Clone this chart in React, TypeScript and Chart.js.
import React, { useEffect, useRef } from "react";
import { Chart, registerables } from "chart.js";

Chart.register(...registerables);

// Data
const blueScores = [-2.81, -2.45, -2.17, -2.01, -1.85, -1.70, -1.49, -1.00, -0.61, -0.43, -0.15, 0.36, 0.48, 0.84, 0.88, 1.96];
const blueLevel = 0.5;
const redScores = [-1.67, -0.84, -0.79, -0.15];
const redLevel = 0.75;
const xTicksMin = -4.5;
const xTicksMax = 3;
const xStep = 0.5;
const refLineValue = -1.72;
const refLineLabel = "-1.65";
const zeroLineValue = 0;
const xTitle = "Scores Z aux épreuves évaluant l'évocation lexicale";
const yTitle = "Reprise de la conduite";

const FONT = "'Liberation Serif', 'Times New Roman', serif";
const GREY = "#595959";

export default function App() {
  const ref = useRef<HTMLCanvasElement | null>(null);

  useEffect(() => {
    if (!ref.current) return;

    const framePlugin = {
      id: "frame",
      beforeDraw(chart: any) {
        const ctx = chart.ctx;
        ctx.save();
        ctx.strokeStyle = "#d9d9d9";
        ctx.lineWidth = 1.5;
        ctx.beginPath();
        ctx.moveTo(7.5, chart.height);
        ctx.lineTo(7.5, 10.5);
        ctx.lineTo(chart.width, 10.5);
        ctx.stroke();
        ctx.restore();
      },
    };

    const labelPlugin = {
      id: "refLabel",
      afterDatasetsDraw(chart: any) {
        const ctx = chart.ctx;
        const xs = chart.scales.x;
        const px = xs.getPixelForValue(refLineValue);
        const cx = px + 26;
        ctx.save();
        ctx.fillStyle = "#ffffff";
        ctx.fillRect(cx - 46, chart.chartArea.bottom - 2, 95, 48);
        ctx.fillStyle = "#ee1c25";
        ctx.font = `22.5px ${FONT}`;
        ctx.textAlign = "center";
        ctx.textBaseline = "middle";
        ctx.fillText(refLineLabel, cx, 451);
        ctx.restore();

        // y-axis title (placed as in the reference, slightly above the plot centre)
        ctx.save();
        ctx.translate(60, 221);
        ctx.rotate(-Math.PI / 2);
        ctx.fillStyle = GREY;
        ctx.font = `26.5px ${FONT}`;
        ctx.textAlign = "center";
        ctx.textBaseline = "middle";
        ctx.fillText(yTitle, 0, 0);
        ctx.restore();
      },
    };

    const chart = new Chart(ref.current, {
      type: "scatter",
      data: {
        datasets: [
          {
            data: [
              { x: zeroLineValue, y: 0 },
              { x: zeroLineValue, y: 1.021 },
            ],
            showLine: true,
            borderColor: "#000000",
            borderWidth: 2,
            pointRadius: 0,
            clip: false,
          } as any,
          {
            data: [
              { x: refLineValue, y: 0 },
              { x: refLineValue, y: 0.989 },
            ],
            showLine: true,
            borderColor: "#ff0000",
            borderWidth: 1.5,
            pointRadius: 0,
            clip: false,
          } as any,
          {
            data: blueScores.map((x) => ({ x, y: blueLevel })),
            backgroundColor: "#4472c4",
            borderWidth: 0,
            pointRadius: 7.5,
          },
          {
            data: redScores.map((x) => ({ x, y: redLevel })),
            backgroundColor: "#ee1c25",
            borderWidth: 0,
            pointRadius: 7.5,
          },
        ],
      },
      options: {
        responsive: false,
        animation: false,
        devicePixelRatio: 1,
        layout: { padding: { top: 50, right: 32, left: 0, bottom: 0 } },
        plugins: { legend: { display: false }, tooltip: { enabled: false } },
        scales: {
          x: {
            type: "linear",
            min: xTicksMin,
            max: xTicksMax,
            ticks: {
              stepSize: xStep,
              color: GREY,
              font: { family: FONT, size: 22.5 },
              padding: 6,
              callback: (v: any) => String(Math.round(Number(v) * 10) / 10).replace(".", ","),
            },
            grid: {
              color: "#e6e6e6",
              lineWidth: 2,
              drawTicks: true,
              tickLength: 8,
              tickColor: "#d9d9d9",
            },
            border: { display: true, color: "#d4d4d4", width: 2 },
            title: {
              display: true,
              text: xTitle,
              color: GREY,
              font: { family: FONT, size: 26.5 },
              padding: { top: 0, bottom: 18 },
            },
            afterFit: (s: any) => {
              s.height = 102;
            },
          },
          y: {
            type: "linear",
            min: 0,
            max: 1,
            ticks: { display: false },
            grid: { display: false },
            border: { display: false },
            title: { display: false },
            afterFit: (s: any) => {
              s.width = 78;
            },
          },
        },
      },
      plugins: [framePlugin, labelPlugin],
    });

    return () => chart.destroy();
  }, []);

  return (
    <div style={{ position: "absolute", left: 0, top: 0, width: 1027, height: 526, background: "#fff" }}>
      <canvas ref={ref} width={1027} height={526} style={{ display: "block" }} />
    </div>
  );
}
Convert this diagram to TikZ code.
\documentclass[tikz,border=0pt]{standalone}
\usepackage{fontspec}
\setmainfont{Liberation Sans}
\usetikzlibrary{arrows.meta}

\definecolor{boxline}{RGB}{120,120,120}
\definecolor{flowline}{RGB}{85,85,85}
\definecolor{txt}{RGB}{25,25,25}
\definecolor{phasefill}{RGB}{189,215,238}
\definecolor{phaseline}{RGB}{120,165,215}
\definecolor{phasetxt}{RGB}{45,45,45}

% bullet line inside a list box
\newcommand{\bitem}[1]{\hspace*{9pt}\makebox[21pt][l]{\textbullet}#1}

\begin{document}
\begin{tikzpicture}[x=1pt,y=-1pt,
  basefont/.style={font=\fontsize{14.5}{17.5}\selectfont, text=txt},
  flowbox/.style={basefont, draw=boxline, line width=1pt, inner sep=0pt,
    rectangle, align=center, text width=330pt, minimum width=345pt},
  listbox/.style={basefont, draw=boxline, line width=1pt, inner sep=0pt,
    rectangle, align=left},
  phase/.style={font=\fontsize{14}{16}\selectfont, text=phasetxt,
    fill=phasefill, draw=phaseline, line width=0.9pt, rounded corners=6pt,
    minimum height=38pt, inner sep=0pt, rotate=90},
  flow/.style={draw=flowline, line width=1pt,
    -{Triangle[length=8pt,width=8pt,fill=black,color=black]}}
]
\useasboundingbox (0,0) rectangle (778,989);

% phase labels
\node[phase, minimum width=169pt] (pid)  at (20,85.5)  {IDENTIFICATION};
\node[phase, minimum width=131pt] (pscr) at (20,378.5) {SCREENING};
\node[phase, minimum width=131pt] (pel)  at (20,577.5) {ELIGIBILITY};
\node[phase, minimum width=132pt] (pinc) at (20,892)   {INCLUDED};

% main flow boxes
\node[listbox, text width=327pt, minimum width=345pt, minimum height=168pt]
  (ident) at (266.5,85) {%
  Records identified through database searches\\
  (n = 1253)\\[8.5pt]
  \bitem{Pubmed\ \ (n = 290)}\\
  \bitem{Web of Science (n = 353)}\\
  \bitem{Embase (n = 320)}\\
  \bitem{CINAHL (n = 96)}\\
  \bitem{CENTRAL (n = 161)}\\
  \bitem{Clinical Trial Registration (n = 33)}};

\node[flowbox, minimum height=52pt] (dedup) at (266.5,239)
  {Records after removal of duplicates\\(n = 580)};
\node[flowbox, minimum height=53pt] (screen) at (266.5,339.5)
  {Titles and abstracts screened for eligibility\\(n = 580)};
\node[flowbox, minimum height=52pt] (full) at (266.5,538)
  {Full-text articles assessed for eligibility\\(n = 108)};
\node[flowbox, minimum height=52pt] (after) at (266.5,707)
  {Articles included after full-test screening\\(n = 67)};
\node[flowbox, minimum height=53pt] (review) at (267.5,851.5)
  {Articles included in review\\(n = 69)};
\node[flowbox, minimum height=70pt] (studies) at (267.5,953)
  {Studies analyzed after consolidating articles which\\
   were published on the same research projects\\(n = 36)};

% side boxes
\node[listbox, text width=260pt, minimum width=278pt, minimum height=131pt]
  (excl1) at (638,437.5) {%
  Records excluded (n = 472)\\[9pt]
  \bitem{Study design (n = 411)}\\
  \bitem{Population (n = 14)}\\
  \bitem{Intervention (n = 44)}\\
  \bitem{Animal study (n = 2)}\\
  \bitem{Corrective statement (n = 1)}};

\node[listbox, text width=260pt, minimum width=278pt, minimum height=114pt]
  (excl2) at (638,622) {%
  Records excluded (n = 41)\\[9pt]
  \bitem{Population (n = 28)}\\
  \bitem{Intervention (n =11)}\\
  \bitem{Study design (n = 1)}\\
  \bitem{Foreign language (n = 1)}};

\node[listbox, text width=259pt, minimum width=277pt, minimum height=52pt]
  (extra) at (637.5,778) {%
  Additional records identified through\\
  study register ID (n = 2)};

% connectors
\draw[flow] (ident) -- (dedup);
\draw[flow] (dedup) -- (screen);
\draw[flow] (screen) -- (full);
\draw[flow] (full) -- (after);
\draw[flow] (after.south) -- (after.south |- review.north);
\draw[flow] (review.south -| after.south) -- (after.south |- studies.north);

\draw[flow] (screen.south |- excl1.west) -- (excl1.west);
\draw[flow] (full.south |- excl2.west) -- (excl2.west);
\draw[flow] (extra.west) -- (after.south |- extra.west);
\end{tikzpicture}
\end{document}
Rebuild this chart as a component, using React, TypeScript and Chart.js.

════════════════

* GIVEN INSTRUCTION:
Copy each line of the records that contains the word "TypeScript".

* WRITTEN RESPONSE:
Clone this chart in React, TypeScript and Chart.js.
Rebuild this chart as a component, using React, TypeScript and Chart.js.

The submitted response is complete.